**Goal of the exercise**
Return the material word for word. Do not include the pictures.

**Collected data**
------------------------
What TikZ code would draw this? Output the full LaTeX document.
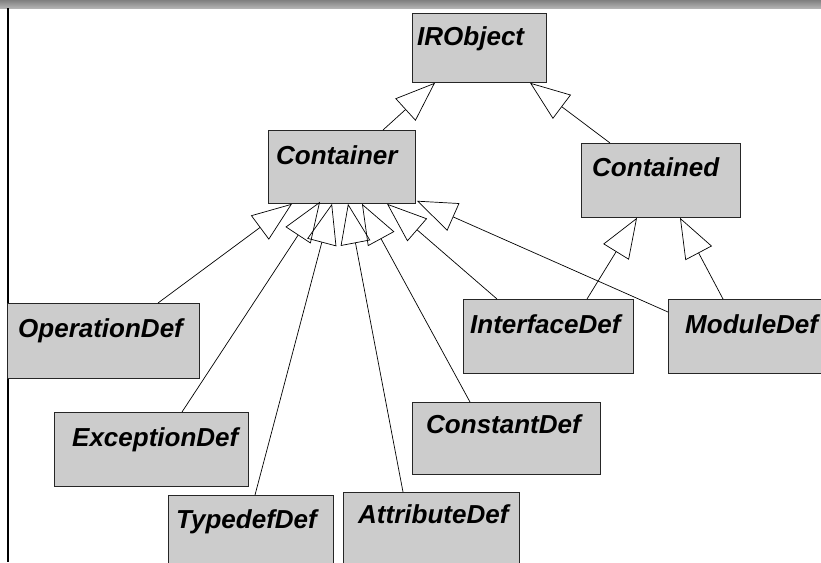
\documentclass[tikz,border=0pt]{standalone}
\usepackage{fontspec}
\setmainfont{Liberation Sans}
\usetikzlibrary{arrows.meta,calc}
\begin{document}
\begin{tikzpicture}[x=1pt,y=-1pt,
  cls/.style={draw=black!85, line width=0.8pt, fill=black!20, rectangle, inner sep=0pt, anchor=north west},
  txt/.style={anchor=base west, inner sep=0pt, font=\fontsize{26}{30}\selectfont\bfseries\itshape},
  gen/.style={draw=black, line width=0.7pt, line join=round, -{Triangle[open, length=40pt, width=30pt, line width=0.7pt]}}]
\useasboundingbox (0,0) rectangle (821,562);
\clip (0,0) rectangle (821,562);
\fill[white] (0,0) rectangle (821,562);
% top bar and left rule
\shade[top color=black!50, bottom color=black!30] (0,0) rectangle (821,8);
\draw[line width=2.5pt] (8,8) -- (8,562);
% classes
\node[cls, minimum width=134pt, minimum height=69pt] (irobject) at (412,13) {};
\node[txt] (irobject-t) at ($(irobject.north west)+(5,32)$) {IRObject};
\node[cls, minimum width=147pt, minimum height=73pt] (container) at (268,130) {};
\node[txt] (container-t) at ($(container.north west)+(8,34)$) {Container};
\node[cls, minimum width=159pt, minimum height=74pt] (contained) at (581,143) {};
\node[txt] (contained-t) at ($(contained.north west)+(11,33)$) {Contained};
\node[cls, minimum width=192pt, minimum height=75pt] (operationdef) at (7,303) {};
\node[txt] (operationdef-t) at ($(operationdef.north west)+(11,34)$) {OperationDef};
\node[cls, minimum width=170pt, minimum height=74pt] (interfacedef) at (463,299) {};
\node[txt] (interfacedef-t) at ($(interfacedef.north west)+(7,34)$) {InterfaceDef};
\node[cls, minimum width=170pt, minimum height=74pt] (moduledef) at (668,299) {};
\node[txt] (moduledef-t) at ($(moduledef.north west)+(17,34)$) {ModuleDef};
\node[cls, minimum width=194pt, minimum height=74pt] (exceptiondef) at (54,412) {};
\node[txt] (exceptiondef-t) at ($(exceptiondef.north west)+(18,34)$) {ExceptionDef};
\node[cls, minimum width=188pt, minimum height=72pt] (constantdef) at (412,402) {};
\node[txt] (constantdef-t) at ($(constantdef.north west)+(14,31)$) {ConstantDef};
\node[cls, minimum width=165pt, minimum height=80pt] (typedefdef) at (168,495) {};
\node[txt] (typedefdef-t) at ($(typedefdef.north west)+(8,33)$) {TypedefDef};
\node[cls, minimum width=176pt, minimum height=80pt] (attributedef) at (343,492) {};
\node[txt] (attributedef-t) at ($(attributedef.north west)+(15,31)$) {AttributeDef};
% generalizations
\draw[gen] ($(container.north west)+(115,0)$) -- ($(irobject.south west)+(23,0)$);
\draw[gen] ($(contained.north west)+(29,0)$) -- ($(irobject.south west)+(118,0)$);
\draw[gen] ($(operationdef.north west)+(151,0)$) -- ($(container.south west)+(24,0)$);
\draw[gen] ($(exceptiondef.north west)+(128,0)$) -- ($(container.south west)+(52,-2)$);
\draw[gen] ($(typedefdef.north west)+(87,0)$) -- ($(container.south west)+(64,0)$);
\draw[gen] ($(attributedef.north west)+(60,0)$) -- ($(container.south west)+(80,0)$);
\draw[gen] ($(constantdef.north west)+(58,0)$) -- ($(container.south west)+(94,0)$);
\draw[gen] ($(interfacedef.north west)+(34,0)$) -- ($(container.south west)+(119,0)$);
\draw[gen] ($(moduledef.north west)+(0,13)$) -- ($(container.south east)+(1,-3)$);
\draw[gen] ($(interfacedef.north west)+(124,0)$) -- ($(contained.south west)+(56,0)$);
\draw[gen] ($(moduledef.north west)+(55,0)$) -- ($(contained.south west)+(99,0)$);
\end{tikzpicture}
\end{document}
------------------------
**The answer**
What TikZ code would draw this? Output the full LaTeX document.
\documentclass[tikz,border=0pt]{standalone}
\usepackage{fontspec}
\setmainfont{Liberation Sans}
\usetikzlibrary{arrows.meta,calc}
\begin{document}
\begin{tikzpicture}[x=1pt,y=-1pt,
  cls/.style={draw=black!85, line width=0.8pt, fill=black!20, rectangle, inner sep=0pt, anchor=north west},
  txt/.style={anchor=base west, inner sep=0pt, font=\fontsize{26}{30}\selectfont\bfseries\itshape},
  gen/.style={draw=black, line width=0.7pt, line join=round, -{Triangle[open, length=40pt, width=30pt, line width=0.7pt]}}]
\useasboundingbox (0,0) rectangle (821,562);
\clip (0,0) rectangle (821,562);
\fill[white] (0,0) rectangle (821,562);
% top bar and left rule
\shade[top color=black!50, bottom color=black!30] (0,0) rectangle (821,8);
\draw[line width=2.5pt] (8,8) -- (8,562);
% classes
\node[cls, minimum width=134pt, minimum height=69pt] (irobject) at (412,13) {};
\node[txt] (irobject-t) at ($(irobject.north west)+(5,32)$) {IRObject};
\node[cls, minimum width=147pt, minimum height=73pt] (container) at (268,130) {};
\node[txt] (container-t) at ($(container.north west)+(8,34)$) {Container};
\node[cls, minimum width=159pt, minimum height=74pt] (contained) at (581,143) {};
\node[txt] (contained-t) at ($(contained.north west)+(11,33)$) {Contained};
\node[cls, minimum width=192pt, minimum height=75pt] (operationdef) at (7,303) {};
\node[txt] (operationdef-t) at ($(operationdef.north west)+(11,34)$) {OperationDef};
\node[cls, minimum width=170pt, minimum height=74pt] (interfacedef) at (463,299) {};
\node[txt] (interfacedef-t) at ($(interfacedef.north west)+(7,34)$) {InterfaceDef};
\node[cls, minimum width=170pt, minimum height=74pt] (moduledef) at (668,299) {};
\node[txt] (moduledef-t) at ($(moduledef.north west)+(17,34)$) {ModuleDef};
\node[cls, minimum width=194pt, minimum height=74pt] (exceptiondef) at (54,412) {};
\node[txt] (exceptiondef-t) at ($(exceptiondef.north west)+(18,34)$) {ExceptionDef};
\node[cls, minimum width=188pt, minimum height=72pt] (constantdef) at (412,402) {};
\node[txt] (constantdef-t) at ($(constantdef.north west)+(14,31)$) {ConstantDef};
\node[cls, minimum width=165pt, minimum height=80pt] (typedefdef) at (168,495) {};
\node[txt] (typedefdef-t) at ($(typedefdef.north west)+(8,33)$) {TypedefDef};
\node[cls, minimum width=176pt, minimum height=80pt] (attributedef) at (343,492) {};
\node[txt] (attributedef-t) at ($(attributedef.north west)+(15,31)$) {AttributeDef};
% generalizations
\draw[gen] ($(container.north west)+(115,0)$) -- ($(irobject.south west)+(23,0)$);
\draw[gen] ($(contained.north west)+(29,0)$) -- ($(irobject.south west)+(118,0)$);
\draw[gen] ($(operationdef.north west)+(151,0)$) -- ($(container.south west)+(24,0)$);
\draw[gen] ($(exceptiondef.north west)+(128,0)$) -- ($(container.south west)+(52,-2)$);
\draw[gen] ($(typedefdef.north west)+(87,0)$) -- ($(container.south west)+(64,0)$);
\draw[gen] ($(attributedef.north west)+(60,0)$) -- ($(container.south west)+(80,0)$);
\draw[gen] ($(constantdef.north west)+(58,0)$) -- ($(container.south west)+(94,0)$);
\draw[gen] ($(interfacedef.north west)+(34,0)$) -- ($(container.south west)+(119,0)$);
\draw[gen] ($(moduledef.north west)+(0,13)$) -- ($(container.south east)+(1,-3)$);
\draw[gen] ($(interfacedef.north west)+(124,0)$) -- ($(contained.south west)+(56,0)$);
\draw[gen] ($(moduledef.north west)+(55,0)$) -- ($(contained.south west)+(99,0)$);
\end{tikzpicture}
\end{document}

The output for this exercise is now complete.